Reconnaissance des diplômes étrangers :
- pour les personnes étrangères disposant de leur diplôme, il est possible de demander une attestation de comparabilité via le centre Enic-Naric (European network of information centres – National academic recognition information centres). Il s’agit d’une démarche en ligne, disponible en 7 langues. Il est également possible de faire reconnaître le temps d’étude même sans diplôme. Cette procédure coûte 70€. Les personnes en demande d’asile et les BPI (Bénéficiaires d’une protection internationale) sont exonérées de ce coût. https://www.france-education-international.fr/hub/reconnaissance-de-diplomes?langue=fr ;
- pour les personnes en cours de demande d’asile et les BPI n’ayant plus leurs diplômes, ce qui arrive fréquemment compte tenu du contexte de départ souvent précipité, il est possible de faire une demande d’EQPR (European qualifications passport for refugees). Il s’agit d’un dossier à remplir pour prouver que la personne a bien obtenu le diplôme en question. La démarche est effectuée en ligne, et elle est gratuite. Il est prévu par les suite un entretien avec un jury. https://www.france-education-international.fr/article/le-passeport-europeen-des-qualifications-des-refugies-eqpr ;
- pour les personnes n’ayant pas le baccalauréat, et qui souhaitent poursuivre leurs études supérieures en France il est possible de faire un DAEU (Diplôme d’accès aux études universitaires)

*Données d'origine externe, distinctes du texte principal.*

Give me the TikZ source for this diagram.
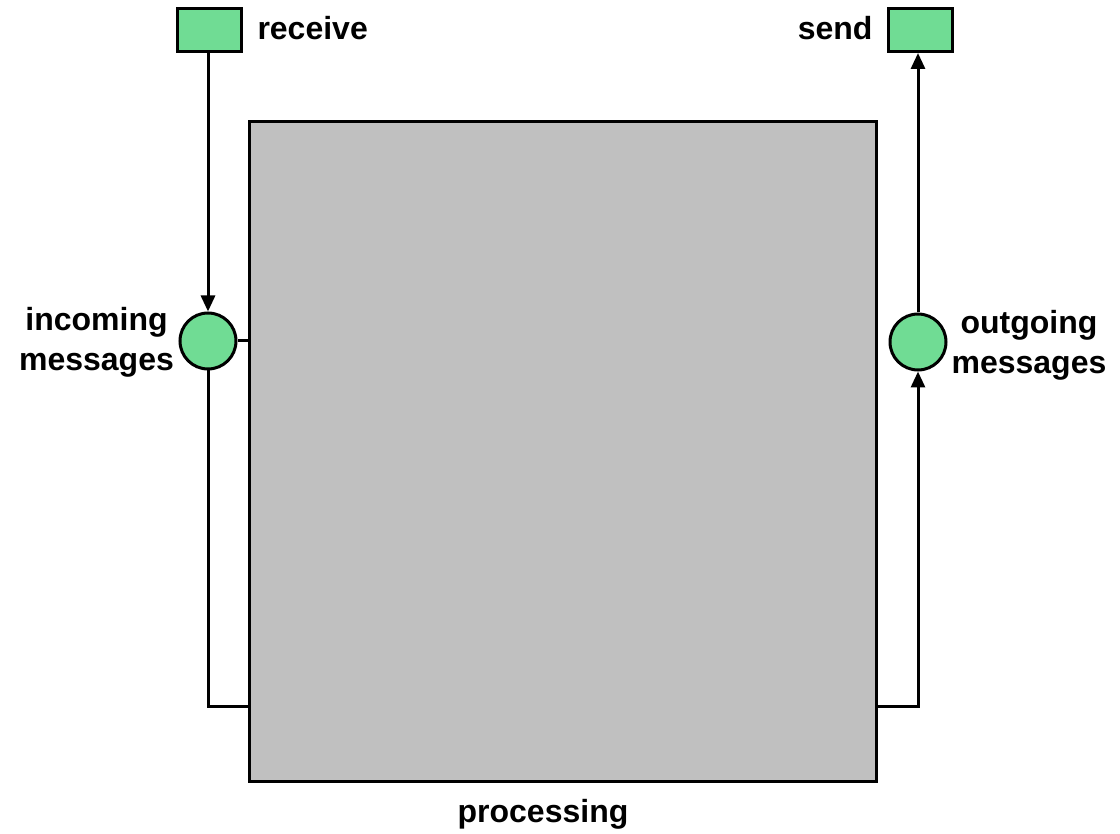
\documentclass[tikz,border=0pt]{standalone}
\usepackage{fontspec}
\setmainfont{Liberation Sans}
\usetikzlibrary{arrows.meta}
\definecolor{pgreen}{HTML}{70DC94}
\definecolor{pgray}{HTML}{C0C0C0}
\begin{document}
\begin{tikzpicture}[x=1pt,y=-1pt,line width=3pt,
  lbl/.style={font=\fontsize{32}{40}\selectfont\bfseries, align=center, inner sep=0pt},
  trans/.style={draw, fill=pgreen, minimum width=64pt, minimum height=43pt, inner sep=0pt},
  place/.style={draw, fill=pgreen, circle, minimum size=56pt, inner sep=0pt},
  arr/.style={-{Triangle[length=16pt,width=14pt]}}]
\useasboundingbox (0,0) rectangle (1120,834);
\node[draw, fill=pgray, minimum width=627pt, minimum height=659pt, inner sep=0pt] (proc) at (562.5,451.5) {};
\node[trans] (recv) at (209,30) {};
\node[trans] (send) at (920,30) {};
\node[place] (inc) at (208,341) {};
\node[place] (out) at (918,342) {};
\node[lbl, anchor=base west] (recvl) at (256,40) {receive};
\node[lbl, anchor=base east] (sendl) at (874,40) {send};
\node[lbl] (incl) at (96.5,342) {incoming\\messages};
\node[lbl] (outl) at (1029,345) {outgoing\\messages};
\node[lbl, anchor=base] (procl) at (543,822) {processing};
\coordinate (bl) at (208,706);
\coordinate (br) at (918,706);
\draw[arr] (recv.south -| inc) -- (inc.north);
\draw[arr] (out.north) -- (send.south -| out);
\draw (inc.east) -- (inc.east -| proc.west);
\draw (inc.south) -- (bl) -- (bl -| proc.west);
\draw[arr] (br -| proc.east) -- (br) -- (out.south);
\end{tikzpicture}
\end{document}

Frais d’inscription (tarifs juillet 2024). Les frais de scolarités sont de 175€ en licence, 250€ en master. Les étudiant.e.s boursier.e.s sont exonéré.e.s des frais d’inscription (les demandeurs et demandeuses d’asile ne peuvent pas prétendre à une bourse sur critères sociaux, les sans-papier.e.s non plus, les BPI peuvent y prétendre). Les étudiant.e.s sans papier.e.s peuvent théoriquement bénéficier du tarif « Bienvenue en France » (2770€ en licence, 3770€ en master), mais certaines universités ont décidé de ne pas appliquer cette réduction.
Aides possibles. Tou.te.s les étudiant.e.s peuvent s’adresser au service social du Crous et faire une demande d’aide ponctuelle. Les universités proposent généralement des aides spécifiques comme par exemple des aides sur l’accès numérique, ou sur un secours d’urgence. A condition d’en remplir les conditions, les étudiant.e.s peuvent faire une demande d’aide au logement auprès de la CAF. Pour répondre à la situation de précarité alimentaire fréquente des étudiant.es, de nombreuses associations ont mis en place des distributions alimentaires, aides financières, accès aux épiceries solidaires, comme c’est le cas de linkee. Les Crous, les universités et les associations sont également mobilisées sur le sujet de la précarité menstruelle des étudiantes. Des distributions gratuites de protections menstruelles sont organisées localement.